The group really did mesh and was able to put down the Internationals each time they mounted a comeback.  The Americans did what many thought they couldn’t: defeat a team stocked with hometown boys on a course that takes away the driver.  They couldn’t have been more wrong.  The Americans managed their way around Royal Melbourne by using the driver sparingly and they were quick to learn the subtleties of the difficult greens.

Overall, this was an entertaining week of golf and sportsmanship.  The Presidents Cup is played in a different atmosphere than the Ryder Cup.  The Ryder Cup is a death match with players, captains and fans so whipped up that mistakes are cheered and players taunted.  The Presidents Cup has a spirit of competition yes, but it is not overshadowed by the spirit of sportsmanship and appreciation for your opponent.  In Sunday’s singles, Phil Mickelson obviously had zero game early on.  He went down 4-0 after four holes to Adam Scott.  Late in the round Phil finally found his putter.  On the fifteenth hole he drained a 33 foot putt for birdie to get to 3 down.  He looked at Scott and smiled, Scott smiled back.  On the sixteenth he sank another bird from eighteen feet to cut it to two down.  He looked at Scott and laughed.  Scott was laughing too.  They walked to the seventeenth arm in arm with smiles on their face.  Scott had to be thinking, “Are you kidding me?”  Scott closed out Phil 2&1 on the seventeenth but that scene never would have happened at a Ryder Cup.

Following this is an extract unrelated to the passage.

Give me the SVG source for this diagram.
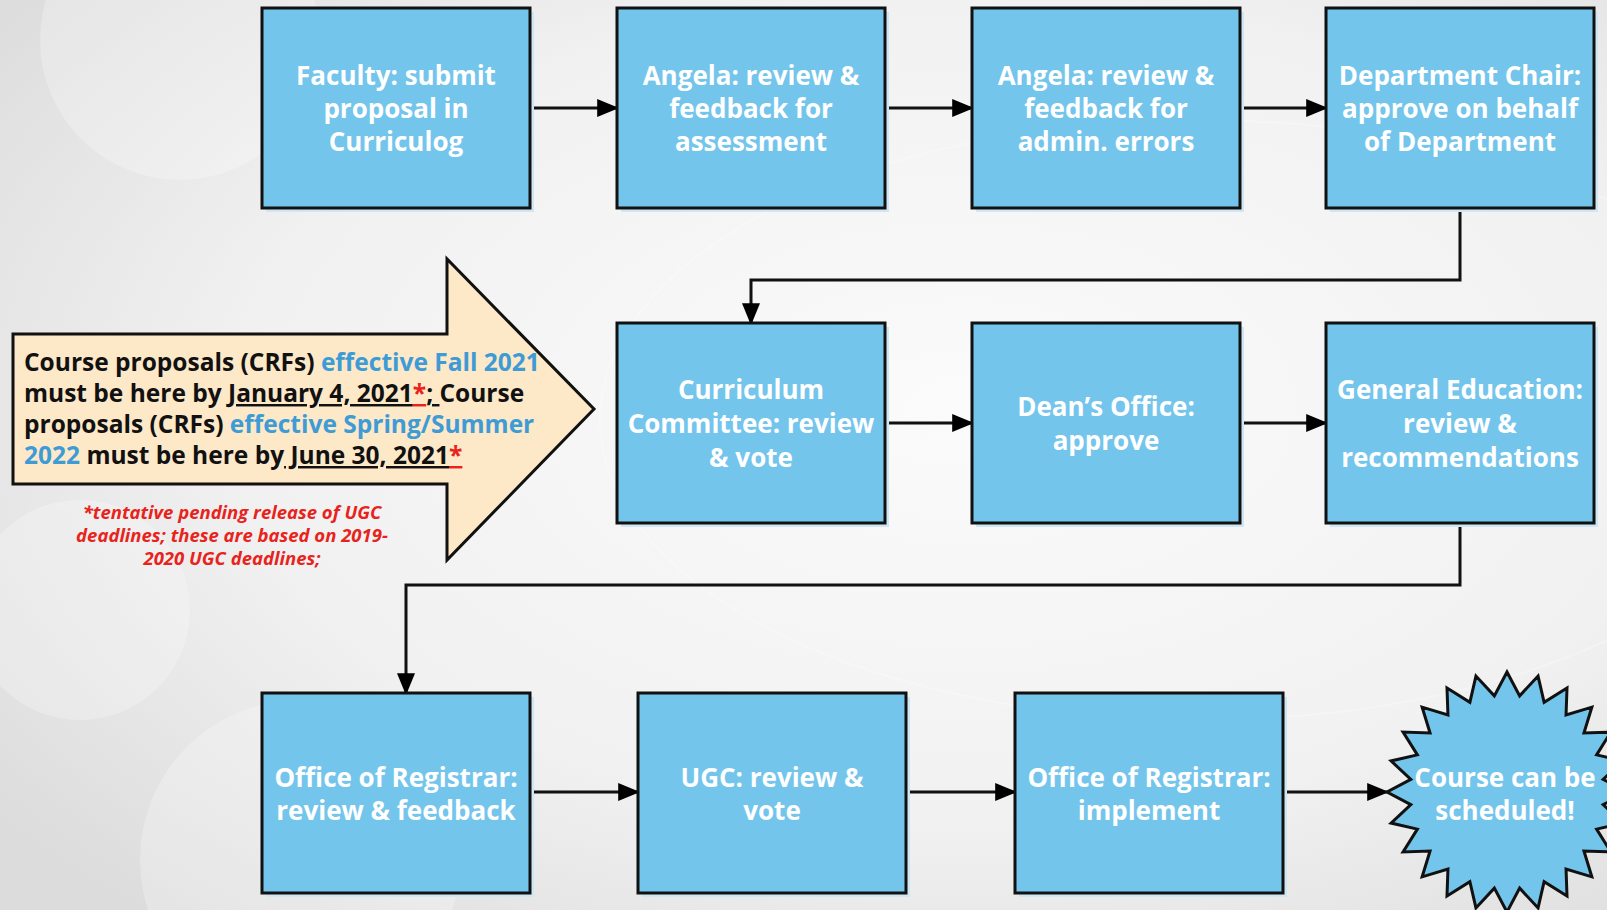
<svg xmlns="http://www.w3.org/2000/svg" width="1607" height="910" viewBox="0 0 1607 910">
<defs>
<radialGradient id="bg" cx="0.6" cy="0.45" r="0.75">
<stop offset="0" stop-color="#fbfbfb"/>
<stop offset="0.6" stop-color="#f1f1f1"/>
<stop offset="1" stop-color="#dcdcdc"/>
</radialGradient>
<marker id="arr" viewBox="0 0 10 10" refX="9" refY="5" markerWidth="22" markerHeight="18" orient="auto" markerUnits="userSpaceOnUse" preserveAspectRatio="none">
<path d="M0,0 L10,5 L0,10 Z" fill="#000"/>
</marker>
</defs>
<style>
.box{fill:#74c5ec;stroke:#111;stroke-width:3}
.sh{fill:#cfe6f3}
.nt{font-family:"Open Sans","DejaVu Sans",sans-serif;font-weight:bold;font-size:26px;fill:#fff;text-anchor:middle;dominant-baseline:central}
.con{fill:none;stroke:#111;stroke-width:3;marker-end:url(#arr)}
.ct{font-family:"Open Sans","DejaVu Sans",sans-serif;font-weight:bold;font-size:24.5px;fill:#111}
.bl{fill:#3d9bd6}
.rd{fill:#e8231c}
.u{text-decoration:underline}
.note{font-family:"Open Sans","DejaVu Sans",sans-serif;font-weight:bold;font-style:italic;font-size:18.5px;fill:#e8231c;text-anchor:middle}
</style>
<rect width="1607" height="910" fill="url(#bg)"/>
<g opacity="0.25" fill="#fff">
<circle cx="180" cy="40" r="140"/>
<circle cx="80" cy="610" r="110"/>
<circle cx="300" cy="860" r="160"/>
<ellipse cx="1200" cy="420" rx="600" ry="300" fill="none" stroke="#fff" stroke-width="2"/>
</g>
<g id="connectors">
<line class="con" x1="530" y1="108" x2="617" y2="108"/>
<line class="con" x1="885" y1="108" x2="972" y2="108"/>
<line class="con" x1="1239" y1="108" x2="1326" y2="108"/>
<polyline class="con" points="1460,208 1460,280 751,280 751,323"/>
<line class="con" x1="885" y1="423" x2="972" y2="423"/>
<line class="con" x1="1239" y1="423" x2="1326" y2="423"/>
<polyline class="con" points="1460,523 1460,585 406,585 406,693"/>
<line class="con" x1="530" y1="792" x2="638" y2="792"/>
<line class="con" x1="906" y1="792" x2="1015" y2="792"/>
<line class="con" x1="1282" y1="792" x2="1387" y2="792"/>
</g>
<g id="n1"><rect class="sh" x="266" y="12" width="268" height="200"/><rect class="box" x="262" y="8" width="268" height="200"/>
<text class="nt" x="396"><tspan x="396" y="75">Faculty: submit</tspan><tspan x="396" y="108">proposal in</tspan><tspan x="396" y="141">Curriculog</tspan></text></g>
<g id="n2"><rect class="sh" x="621" y="12" width="268" height="200"/><rect class="box" x="617" y="8" width="268" height="200"/>
<text class="nt"><tspan x="751" y="75">Angela: review &amp;</tspan><tspan x="751" y="108">feedback for</tspan><tspan x="751" y="141">assessment</tspan></text></g>
<g id="n3"><rect class="sh" x="976" y="12" width="268" height="200"/><rect class="box" x="972" y="8" width="268" height="200"/>
<text class="nt"><tspan x="1106" y="75">Angela: review &amp;</tspan><tspan x="1106" y="108">feedback for</tspan><tspan x="1106" y="141">admin. errors</tspan></text></g>
<g id="n4"><rect class="sh" x="1330" y="12" width="268" height="200"/><rect class="box" x="1326" y="8" width="268" height="200"/>
<text class="nt"><tspan x="1460" y="75">Department Chair:</tspan><tspan x="1460" y="108">approve on behalf</tspan><tspan x="1460" y="141">of Department</tspan></text></g>
<g id="n5"><rect class="sh" x="621" y="327" width="268" height="200"/><rect class="box" x="617" y="323" width="268" height="200"/>
<text class="nt"><tspan x="751" y="389">Curriculum</tspan><tspan x="751" y="423">Committee: review</tspan><tspan x="751" y="457">&amp; vote</tspan></text></g>
<g id="n6"><rect class="sh" x="976" y="327" width="268" height="200"/><rect class="box" x="972" y="323" width="268" height="200"/>
<text class="nt"><tspan x="1106" y="406">Dean’s Office:</tspan><tspan x="1106" y="440">approve</tspan></text></g>
<g id="n7"><rect class="sh" x="1330" y="327" width="268" height="200"/><rect class="box" x="1326" y="323" width="268" height="200"/>
<text class="nt"><tspan x="1460" y="389">General Education:</tspan><tspan x="1460" y="423">review &amp;</tspan><tspan x="1460" y="457">recommendations</tspan></text></g>
<g id="n8"><rect class="sh" x="266" y="697" width="268" height="200"/><rect class="box" x="262" y="693" width="268" height="200"/>
<text class="nt"><tspan x="396" y="777">Office of Registrar:</tspan><tspan x="396" y="810">review &amp; feedback</tspan></text></g>
<g id="n9"><rect class="sh" x="642" y="697" width="268" height="200"/><rect class="box" x="638" y="693" width="268" height="200"/>
<text class="nt"><tspan x="772" y="777">UGC: review &amp;</tspan><tspan x="772" y="810">vote</tspan></text></g>
<g id="n10"><rect class="sh" x="1019" y="697" width="268" height="200"/><rect class="box" x="1015" y="693" width="268" height="200"/>
<text class="nt"><tspan x="1149" y="777">Office of Registrar:</tspan><tspan x="1149" y="810">implement</tspan></text></g>
<g id="n11">
<polygon class="box" points="1507,672 1519.66,695.83 1538.06,676.09 1544.12,702.38 1567,688.08 1566.05,715.05 1591.85,707.15 1583.95,732.95 1610.92,732 1596.62,754.88 1622.91,760.94 1603.17,779.34 1627,792 1603.17,804.66 1622.91,823.06 1596.62,829.12 1610.92,852 1583.95,851.05 1591.85,876.85 1566.05,868.95 1567,895.92 1544.12,881.62 1538.06,907.91 1519.66,888.17 1507,912 1494.34,888.17 1475.94,907.91 1469.88,881.62 1447,895.92 1447.95,868.95 1422.15,876.85 1430.05,851.05 1403.08,852 1417.38,829.12 1391.09,823.06 1410.83,804.66 1387,792 1410.83,779.34 1391.09,760.94 1417.38,754.88 1403.08,732 1430.05,732.95 1422.15,707.15 1447.95,715.05 1447,688.08 1469.88,702.38 1475.94,676.09 1494.34,695.83"/>
<text class="nt"><tspan x="1505" y="777">Course can be</tspan><tspan x="1505" y="810">scheduled!</tspan></text>
</g>
<g id="callout">
<polygon points="13,334 447,334 447,259 594,409 447,560 447,484 13,484" fill="#fde8c8" stroke="#111" stroke-width="3"/>
<text class="ct" x="24" y="371">Course proposals (CRFs) <tspan class="bl">effective Fall 2021</tspan></text>
<text class="ct" x="24" y="402">must be here by <tspan class="u">January 4, 2021</tspan><tspan class="u rd">*</tspan><tspan class="u">; </tspan>Course</text>
<text class="ct" x="24" y="433">proposals (CRFs) <tspan class="bl">effective Spring/Summer</tspan></text>
<text class="ct" x="24" y="464"><tspan class="bl">2022</tspan> must be here by<tspan class="u"> June 30, 2021</tspan><tspan class="u rd">*</tspan></text>
<text class="note"><tspan x="232" y="519">*tentative pending release of UGC</tspan><tspan x="232" y="542">deadlines; these are based on 2019-</tspan><tspan x="232" y="565">2020 UGC deadlines;</tspan></text>
</g>
</svg>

The Presidents Cup is more fun than the Ryder Cup.  Some of that may be taken from the attitude of the captains.  Norman left no doubt he wanted this bad, as did Couples but that didn’t stop Norman from grabbing Fred and including him in the cheering section of a group of Aussie fanatics.  Afterwards, Americans and Internationals partied together and reveled in the spirit of sportsmanship and good humor that separates the Presidents Cup from its more historic cousin.

Couples and Norman set the tone this week: competitive play as true sportsman.  They both were winners.